HYDMECH recently sat down with one of its clients to discuss the top-5 areas of concern challenging service centers today and ways to address them. These are:
- 1. Process bottlenecks
- 2. Resource allocation
- 3. Training and maintaining talent
- 4. Customer service
- 5. Managing cost
HYDMECH has strived to address these concerns with its products. For instance, the company designs each solution with the goal of offering the best-cost-per-cut. Arcaro explains that this process considers a variety of factors.
“It’s about the quality and how much money you can make on your product, that’s what we mean by best-cost-per-cut,” Arcaro says. “If I can run a premium blade that a competitor cannot that puts more parts on the floor per hour, that’s best-cost-per-cut. If I can cut more parts squarer and straighter than the competition, resulting in less cleanup, that’s best-cost-per-cut. If I can create equipment that doesn’t take a skilled worker but can be used by someone trained in-house so you don’t have to pay extra wages, that’s best-cost-per-cut.”
A Better Fit
Eight years ago, HYDMECH tweaked the nature of its designs to further mark its products as offering the best-cost-per-cut. Rather than full fabrication, HYDMECH began using castings on its saws and the switch has reaped multiple benefits. First, castings can be machined to tighter tolerances as opposed to having a skilled welder create components manually.
Arcaro explains that HYDMECH removes “grey manufacturing” where parts have to be adjusted to fit. With castings, “it either fits or doesn’t’ fit,” he stresses. “The employee can grab the part off the shelf, put it together and go to the next one so it really cuts down on our assembly hours.”

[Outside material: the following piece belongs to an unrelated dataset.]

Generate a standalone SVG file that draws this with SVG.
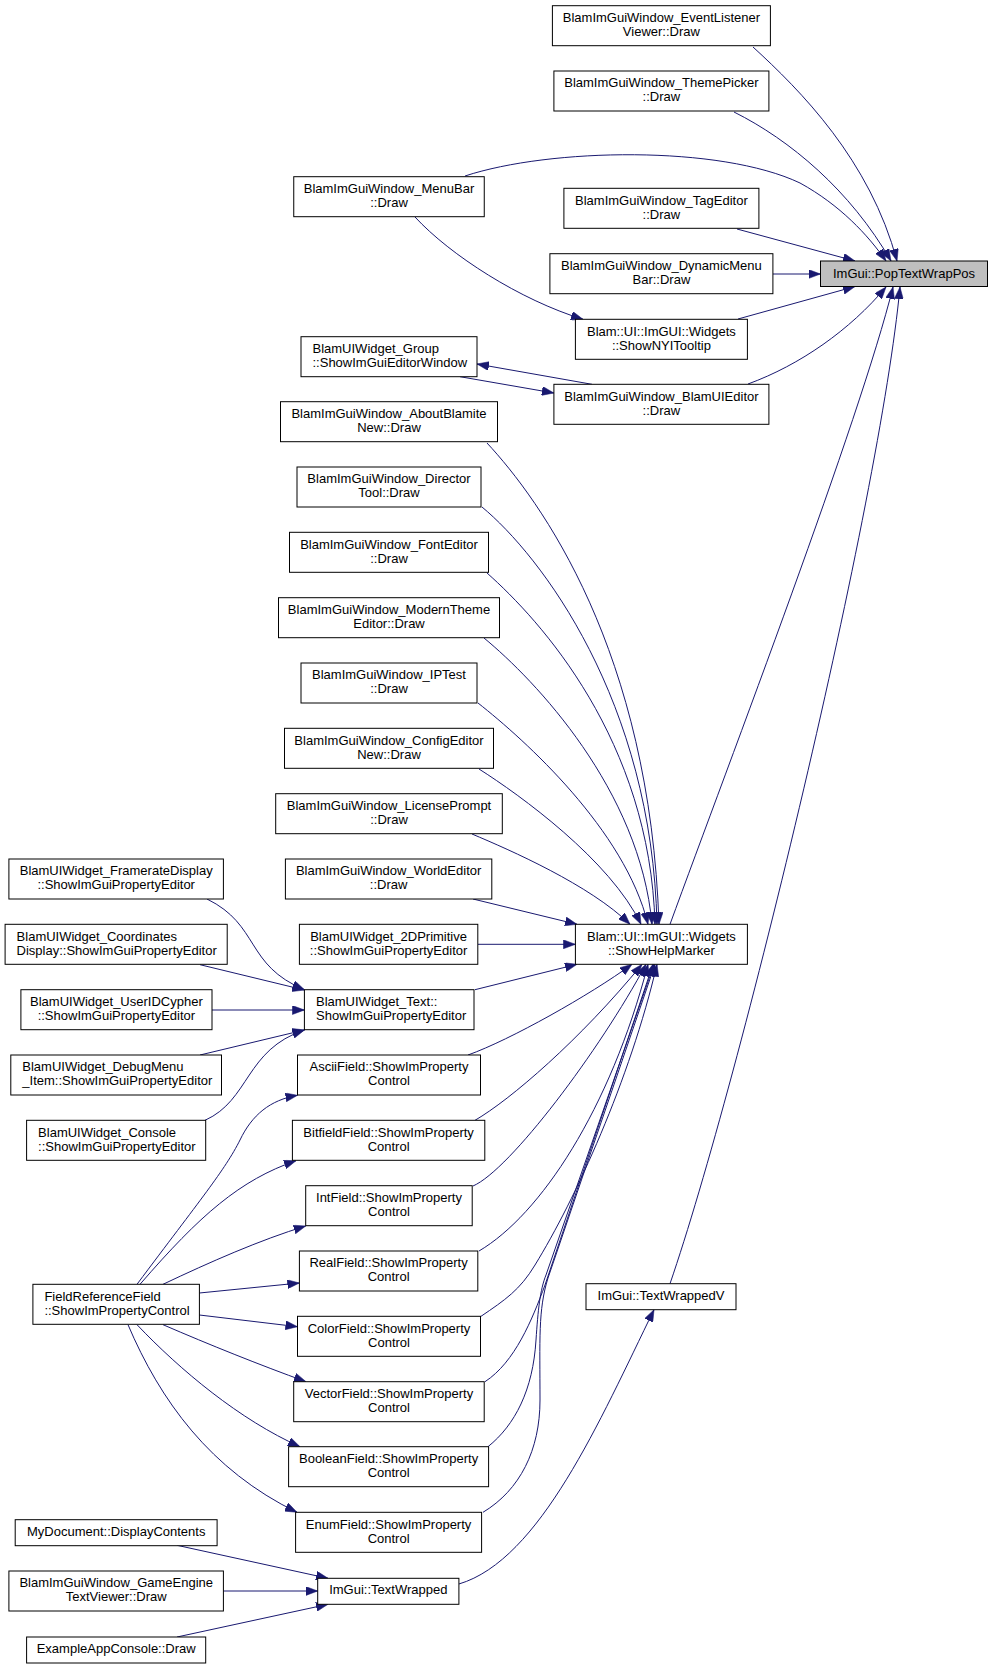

HYDMECH also found that the castings resulted in superior performance. They cut faster and are much more quiet, which helps manufacturers increase their safety. The low decibel level eliminates the need for hearing protection gear.

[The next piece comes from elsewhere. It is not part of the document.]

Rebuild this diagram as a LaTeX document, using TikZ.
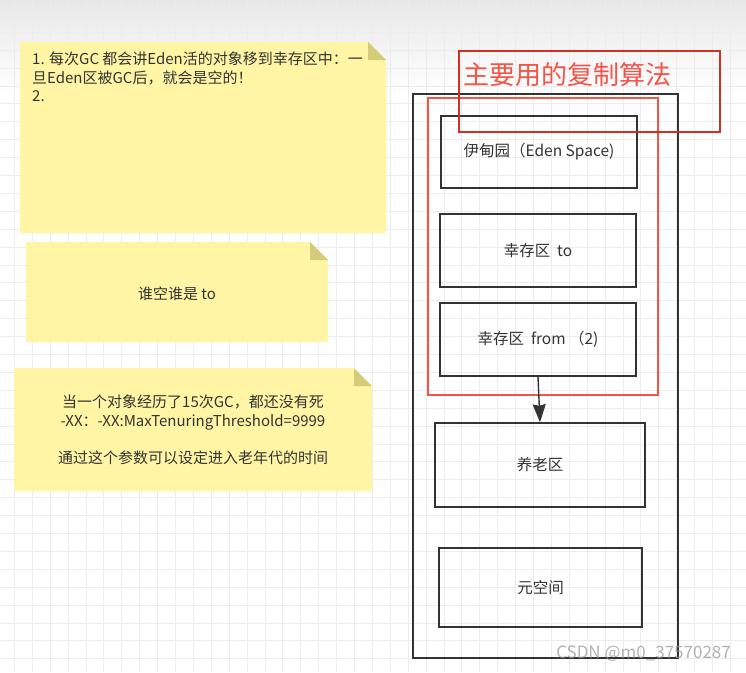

“We’ve started to blend castings into our product lines,” Arcaro says. “We started with each family group and progressively worked our way through each lineup. It’s been an ongoing process to do it, but now we are well ahead of the game.”
The castings do have their limitations, though. Castings work well up to a certain size. After that, fabrication is the better option. HYDMECH can deftly switch between the two thanks to its in-house ability in engineering, assembling and product support. And its expanded service division can handle after-sale services for customers. It also manufactures many components in-house and sources components from third parties, always looking for parts that can be found globally.

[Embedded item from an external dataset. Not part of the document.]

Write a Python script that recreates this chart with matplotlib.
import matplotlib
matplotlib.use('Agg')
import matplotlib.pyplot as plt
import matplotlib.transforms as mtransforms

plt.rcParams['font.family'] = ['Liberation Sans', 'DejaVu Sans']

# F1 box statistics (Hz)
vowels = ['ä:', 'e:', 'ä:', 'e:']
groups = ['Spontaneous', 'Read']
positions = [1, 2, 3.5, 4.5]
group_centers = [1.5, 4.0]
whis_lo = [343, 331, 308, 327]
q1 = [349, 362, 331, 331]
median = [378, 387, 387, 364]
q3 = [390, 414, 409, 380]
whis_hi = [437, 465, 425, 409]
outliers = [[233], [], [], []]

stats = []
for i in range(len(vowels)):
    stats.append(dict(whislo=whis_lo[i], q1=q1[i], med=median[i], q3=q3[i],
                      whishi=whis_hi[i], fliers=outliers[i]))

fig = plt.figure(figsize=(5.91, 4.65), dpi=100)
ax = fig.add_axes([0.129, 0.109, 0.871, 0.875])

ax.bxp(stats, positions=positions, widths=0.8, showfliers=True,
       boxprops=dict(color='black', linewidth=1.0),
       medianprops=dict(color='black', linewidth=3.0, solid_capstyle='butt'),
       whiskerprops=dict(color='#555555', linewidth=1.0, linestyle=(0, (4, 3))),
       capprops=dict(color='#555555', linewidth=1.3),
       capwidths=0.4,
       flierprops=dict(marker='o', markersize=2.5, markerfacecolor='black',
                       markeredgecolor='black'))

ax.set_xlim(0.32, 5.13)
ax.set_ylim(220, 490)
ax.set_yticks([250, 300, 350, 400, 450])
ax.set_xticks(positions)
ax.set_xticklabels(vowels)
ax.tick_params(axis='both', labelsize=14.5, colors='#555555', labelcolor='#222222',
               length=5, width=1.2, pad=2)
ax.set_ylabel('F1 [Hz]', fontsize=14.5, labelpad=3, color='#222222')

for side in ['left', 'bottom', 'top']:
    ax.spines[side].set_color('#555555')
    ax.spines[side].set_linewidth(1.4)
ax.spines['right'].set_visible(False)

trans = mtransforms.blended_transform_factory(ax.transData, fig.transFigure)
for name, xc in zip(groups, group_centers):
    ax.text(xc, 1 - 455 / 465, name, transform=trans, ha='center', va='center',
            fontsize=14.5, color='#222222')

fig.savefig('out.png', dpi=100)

“We have machines on all continents and we have to find parts that are available on all continents,” Arcaro says. “We go through globalization sourcing of parts so if someone in Australia needs a bearing, they are not strapped into one brand that’s only in North America. We use standard industry components that you can swap for alternative brands if you need to. Our customers like having that accessibility to parts.”
Using standard components for its equipment is just one of the ways HYDMECH responds to its customers’ demands. Because the company has engineers around the globe, it can monitor worldwide trends and leverage best practices across its entire operation. That ability has turned a humble North American operation into a global force in manufacturing.
“Our company is globally recognized and that’s a great attribute,” Arcaro explains. “We have brand recognition in North America, but to be able to go to Taiwan and Japan and sell a North American product or to go to Europe and sell North American products that can compete with their domestic product really speaks to the evolution of HYDMECH.”